At times, those Post reporters had a bit of trouble meeting their deadlines amidst the celebration.

In 1867, under the headline “Unavoidable,” the newspaper apologized to its readers. “Owing to the fact that Christmas only comes once or twice a year, and other circumstances, (hic) too numerous to be attended to in a proper manner ... some important items – you bet – may have escaped our attention yesterday, all of which we hope will be kindly forgiven by our readers.”


In 1875, the Rocky Mountain Husbandman reported on the grand ball given by G. A. Hampton, “the popular host of the Diamond City Hotel, on Christmas Eve,” but admitted its report, too, was limited in detail due to unfortunate circumstances involving its reporter.

The ball “we understand (was) a success in every respect. There were seventy-two gentlemen and about thirty-five ladies in attendance, all very pretty (we mean the men of course). 

“The dancing continued until broad daylight in the morning.
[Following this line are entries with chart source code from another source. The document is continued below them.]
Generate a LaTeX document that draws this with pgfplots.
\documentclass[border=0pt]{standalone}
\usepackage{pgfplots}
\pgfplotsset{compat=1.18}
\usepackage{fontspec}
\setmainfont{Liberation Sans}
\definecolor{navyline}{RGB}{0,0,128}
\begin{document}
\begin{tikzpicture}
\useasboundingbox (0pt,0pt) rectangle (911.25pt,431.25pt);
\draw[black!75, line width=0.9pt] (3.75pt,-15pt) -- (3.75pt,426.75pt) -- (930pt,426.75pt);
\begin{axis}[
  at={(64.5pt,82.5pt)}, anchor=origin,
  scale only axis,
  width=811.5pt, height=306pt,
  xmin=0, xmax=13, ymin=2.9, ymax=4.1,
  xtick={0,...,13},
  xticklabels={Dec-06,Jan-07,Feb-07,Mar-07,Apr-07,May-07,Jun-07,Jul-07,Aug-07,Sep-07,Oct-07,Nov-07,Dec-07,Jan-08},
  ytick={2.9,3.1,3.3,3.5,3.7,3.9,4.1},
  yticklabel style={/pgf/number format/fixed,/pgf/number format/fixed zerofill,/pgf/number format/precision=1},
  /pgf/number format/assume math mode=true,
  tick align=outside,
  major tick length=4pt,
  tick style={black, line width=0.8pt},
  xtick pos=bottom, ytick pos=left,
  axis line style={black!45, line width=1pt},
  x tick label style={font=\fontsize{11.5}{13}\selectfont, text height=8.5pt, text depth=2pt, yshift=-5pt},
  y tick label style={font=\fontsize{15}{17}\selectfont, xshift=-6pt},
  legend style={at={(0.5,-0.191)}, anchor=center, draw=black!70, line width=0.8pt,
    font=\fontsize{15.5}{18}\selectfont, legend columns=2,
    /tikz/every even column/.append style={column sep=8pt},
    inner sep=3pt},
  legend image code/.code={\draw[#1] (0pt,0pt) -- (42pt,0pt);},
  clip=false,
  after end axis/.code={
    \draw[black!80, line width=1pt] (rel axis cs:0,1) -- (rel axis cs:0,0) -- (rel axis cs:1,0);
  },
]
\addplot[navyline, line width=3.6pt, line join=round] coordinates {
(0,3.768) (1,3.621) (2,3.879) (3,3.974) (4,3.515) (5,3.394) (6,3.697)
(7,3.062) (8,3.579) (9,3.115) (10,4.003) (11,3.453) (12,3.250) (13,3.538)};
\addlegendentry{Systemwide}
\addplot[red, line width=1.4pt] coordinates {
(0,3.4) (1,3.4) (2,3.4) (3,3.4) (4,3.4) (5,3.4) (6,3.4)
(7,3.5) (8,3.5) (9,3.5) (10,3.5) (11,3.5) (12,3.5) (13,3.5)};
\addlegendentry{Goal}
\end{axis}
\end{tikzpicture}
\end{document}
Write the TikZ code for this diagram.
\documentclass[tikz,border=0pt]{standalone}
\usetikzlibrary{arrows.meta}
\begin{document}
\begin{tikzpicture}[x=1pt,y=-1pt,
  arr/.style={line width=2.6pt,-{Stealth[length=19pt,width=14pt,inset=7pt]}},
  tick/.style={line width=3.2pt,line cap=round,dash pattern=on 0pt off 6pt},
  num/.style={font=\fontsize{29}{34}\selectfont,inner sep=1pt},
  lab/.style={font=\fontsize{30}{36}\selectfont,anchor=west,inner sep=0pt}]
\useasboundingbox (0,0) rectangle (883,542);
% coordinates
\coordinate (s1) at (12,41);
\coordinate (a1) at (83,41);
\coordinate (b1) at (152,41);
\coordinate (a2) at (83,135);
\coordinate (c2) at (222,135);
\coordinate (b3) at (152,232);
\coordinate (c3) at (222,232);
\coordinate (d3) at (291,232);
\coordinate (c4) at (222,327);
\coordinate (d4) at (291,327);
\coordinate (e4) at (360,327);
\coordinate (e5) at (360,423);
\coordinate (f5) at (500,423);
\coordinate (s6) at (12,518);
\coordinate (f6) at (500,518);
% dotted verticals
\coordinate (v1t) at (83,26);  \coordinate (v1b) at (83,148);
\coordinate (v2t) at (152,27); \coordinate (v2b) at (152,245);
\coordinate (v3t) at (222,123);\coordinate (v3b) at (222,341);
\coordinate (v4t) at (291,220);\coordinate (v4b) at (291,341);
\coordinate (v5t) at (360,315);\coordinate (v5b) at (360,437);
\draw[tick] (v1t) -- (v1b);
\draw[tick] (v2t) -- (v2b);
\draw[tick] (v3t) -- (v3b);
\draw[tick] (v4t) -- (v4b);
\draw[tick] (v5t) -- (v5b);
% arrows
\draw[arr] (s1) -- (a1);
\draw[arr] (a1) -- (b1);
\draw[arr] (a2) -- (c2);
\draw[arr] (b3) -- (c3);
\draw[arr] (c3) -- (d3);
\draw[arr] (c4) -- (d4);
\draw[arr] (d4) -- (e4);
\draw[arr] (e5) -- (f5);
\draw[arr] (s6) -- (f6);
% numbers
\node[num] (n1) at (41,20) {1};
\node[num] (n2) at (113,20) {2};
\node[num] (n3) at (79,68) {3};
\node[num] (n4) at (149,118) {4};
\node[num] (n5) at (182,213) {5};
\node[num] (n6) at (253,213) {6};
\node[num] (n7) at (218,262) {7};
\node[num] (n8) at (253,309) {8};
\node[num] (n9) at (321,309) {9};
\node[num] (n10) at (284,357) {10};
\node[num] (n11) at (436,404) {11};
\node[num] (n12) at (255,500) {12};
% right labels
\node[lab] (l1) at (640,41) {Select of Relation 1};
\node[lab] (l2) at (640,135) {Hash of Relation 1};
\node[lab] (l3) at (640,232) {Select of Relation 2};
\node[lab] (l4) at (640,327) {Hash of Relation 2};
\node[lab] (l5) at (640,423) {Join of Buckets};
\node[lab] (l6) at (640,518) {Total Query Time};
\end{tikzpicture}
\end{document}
The supper was good and plentiful. 

“At this stage of the festivities, it appears that our reporter mixed his drinks. This was an accident, however, as he usually takes his straight. The departure of our representative from his usual practice was unfortunate, as it compels us to give a much shorter report of this interesting occasion than we would wish.”

Despite the occasional overindulgence by the news scribblers of the day, Montana’s early journalists did a worthy job of documenting the holiday galas each December.
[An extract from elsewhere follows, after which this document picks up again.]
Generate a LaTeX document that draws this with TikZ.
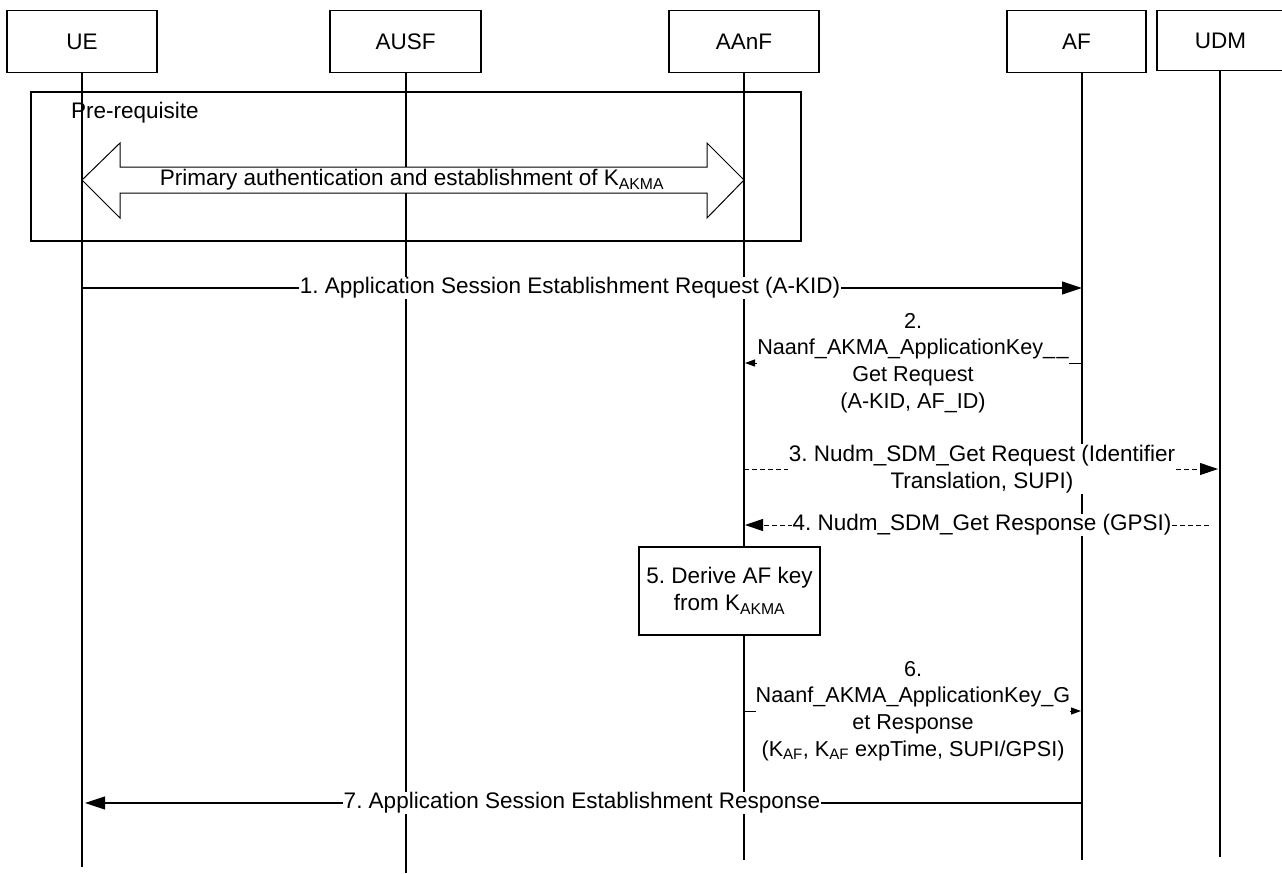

In 1878, Professor Mehden’s brass and string band provided the music for the Grand Christmas Ball in Nevada City.

In 1884, the Good Templars Hall hosted Diamond City’s Grand Ball. Tickets, including supper, were three bucks.

The Deer Lodge Polo Club held its Grand Christmas Ball at the local skating pavilion in 1885. Tickets were $2. For an extra 50 cents, supper was “served in the rink by the well-known Robert Gray, Proprietor of the Ivy Leaf Restaurant.” Dancing lasted from 9 p.m. until 2 a.m.
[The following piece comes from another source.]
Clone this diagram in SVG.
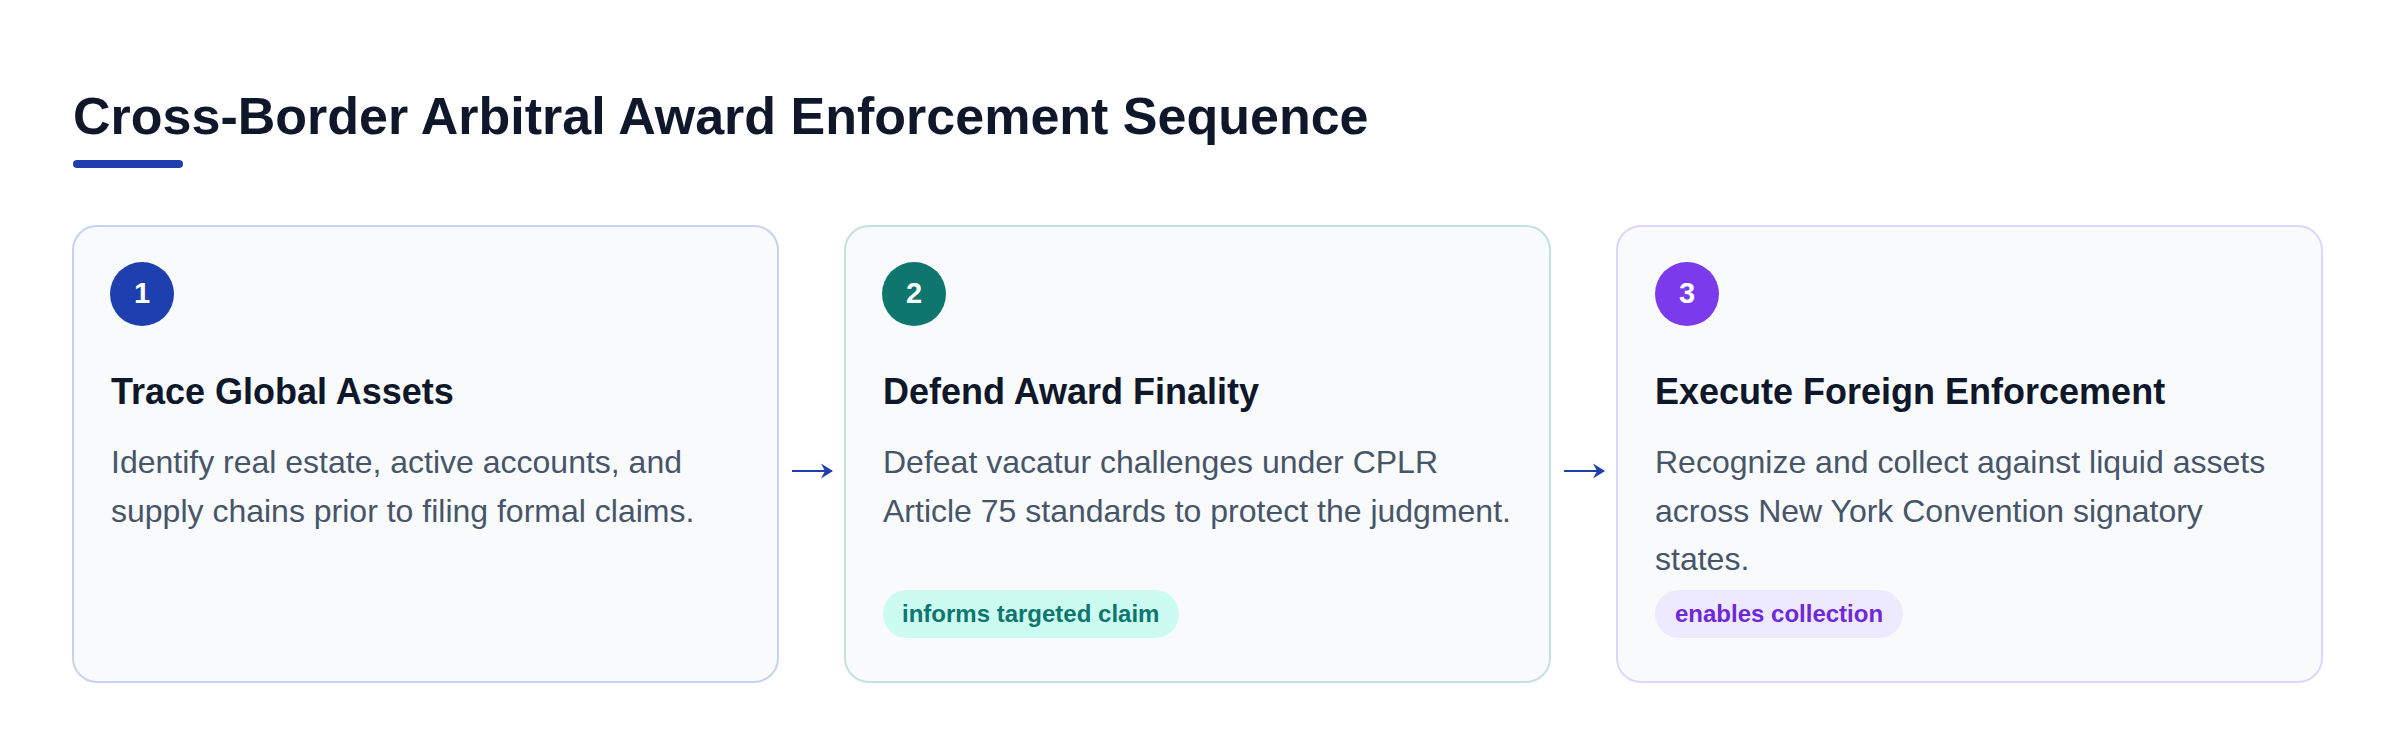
<svg xmlns="http://www.w3.org/2000/svg" width="2400" height="756" viewBox="0 0 2400 756">
  <defs>
    <style>
      .bg { fill: #ffffff; }
      .card { fill: #f8fafc; stroke-width: 2; }
      .c1 { stroke: #c7d2f0; }
      .c2 { stroke: #c4e2dd; }
      .c3 { stroke: #ddd6fb; }
      .num { font-family: "Liberation Sans", Arial, sans-serif; font-weight: 700; font-size: 29px; fill: #ffffff; text-anchor: middle; }
      .title { font-family: "Liberation Sans", Arial, sans-serif; font-weight: 700; font-size: 52px; fill: #0f172a; }
      .ctitle { font-family: "Liberation Sans", Arial, sans-serif; font-weight: 700; font-size: 36px; fill: #0f172a; }
      .desc { font-family: "Liberation Sans", Arial, sans-serif; font-size: 32px; fill: #475569; }
      .pill { font-family: "Liberation Sans", Arial, sans-serif; font-weight: 700; font-size: 24px; }
      .conn { stroke: #1e40af; stroke-width: 2.2; fill: none; }
    </style>
    <marker id="ah" viewBox="0 0 12 16" refX="11" refY="8" markerWidth="12" markerHeight="16" markerUnits="userSpaceOnUse" orient="auto">
      <path d="M0,0.5 L12,8 L0,15.5 L4,8 Z" fill="#1e40af"/>
    </marker>
  </defs>
  <rect class="bg" x="0" y="0" width="2400" height="756"/>

  <g id="header">
    <text class="title" x="73" y="134">Cross-Border Arbitral Award Enforcement Sequence</text>
    <rect x="73" y="160" width="110" height="8" rx="4" fill="#1e40af"/>
  </g>

  <g id="step1">
    <rect class="card c1" x="73" y="226" width="705" height="456" rx="24"/>
    <circle cx="142" cy="294" r="32" fill="#1e40af"/>
    <text class="num" x="142" y="302.5">1</text>
    <text class="ctitle" x="111" y="404">Trace Global Assets</text>
    <text class="desc" x="111" y="473">Identify real estate, active accounts, and</text>
    <text class="desc" x="111" y="521.5">supply chains prior to filing formal claims.</text>
  </g>

  <g id="step2">
    <rect class="card c2" x="845" y="226" width="705" height="456" rx="24"/>
    <circle cx="914" cy="294" r="32" fill="#0f766e"/>
    <text class="num" x="914" y="302.5">2</text>
    <text class="ctitle" x="883" y="404">Defend Award Finality</text>
    <text class="desc" x="883" y="473">Defeat vacatur challenges under CPLR</text>
    <text class="desc" x="883" y="521.5">Article 75 standards to protect the judgment.</text>
    <rect x="883" y="590" width="296" height="48" rx="24" fill="#ccfbf1"/>
    <text class="pill" x="902" y="622" fill="#0f766e">informs targeted claim</text>
  </g>

  <g id="step3">
    <rect class="card c3" x="1617" y="226" width="705" height="456" rx="24"/>
    <circle cx="1687" cy="294" r="32" fill="#7c3aed"/>
    <text class="num" x="1687" y="302.5">3</text>
    <text class="ctitle" x="1655" y="404">Execute Foreign Enforcement</text>
    <text class="desc" x="1655" y="473">Recognize and collect against liquid assets</text>
    <text class="desc" x="1655" y="521.5">across New York Convention signatory</text>
    <text class="desc" x="1655" y="570">states.</text>
    <rect x="1655" y="590" width="248" height="48" rx="24" fill="#ede9fe"/>
    <text class="pill" x="1675" y="622" fill="#6d28d9">enables collection</text>
  </g>

  <g id="connectors">
    <line class="conn" x1="792" y1="471" x2="832" y2="471" marker-end="url(#ah)"/>
    <line class="conn" x1="1564" y1="471" x2="1604" y2="471" marker-end="url(#ah)"/>
  </g>
</svg>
Missoula’s “great fancy dress masquerade ball” put on by the baseball club was the highlight of Christmas week social activities in 1891.


“One of the most striking costumes,” wrote the Missoula Weekly Gazette, “was that worn by Miss Nora McCormick. It was an imitation of the Missoula baseball club suit (complete with) knee breeches and long black stockings. It was very becoming and set off Miss McCormick’s magnificent figure to perfection.”

The gala balls were so popular back then, that social dancing clubs and dancing schools were established everywhere from Fort Benton to Missoula. 

The River Press in Fort Benton reported, “During the long winter evenings, a more pleasant way of passing time can scarcely be found.”

“Professor” Holtbuer operated his “first class dancing academy at the Realty hall” in Missoula, while “Professor” J. S. Young opened his dancing school at Owen’s Hall. Yet another “Professor,” this one named R. D. Owen, conducted the orchestra providing music for the dance lessons.

In 1880, the Helena Weekly Herald informed members of local society of a new dance that was “fairly taking the East by storm” called the “Raquet.”


Incorporating the “best parts” of the waltz and polka, “the girl clings tightly to her partner as though frightened,” when the music “starts up with a crash.” Then the pair dodges about “as though some one had thrown a blacksmith’s shop at them ... scoot(ing) to one side, then dart(ing) back again ... imitating the struggle for life (as though) drowning.”

The dance ends as the boy and girl “get desperate, tear the air ... go mad with hydrophobia, rave and suffer the most terrible agony – and it is all over.”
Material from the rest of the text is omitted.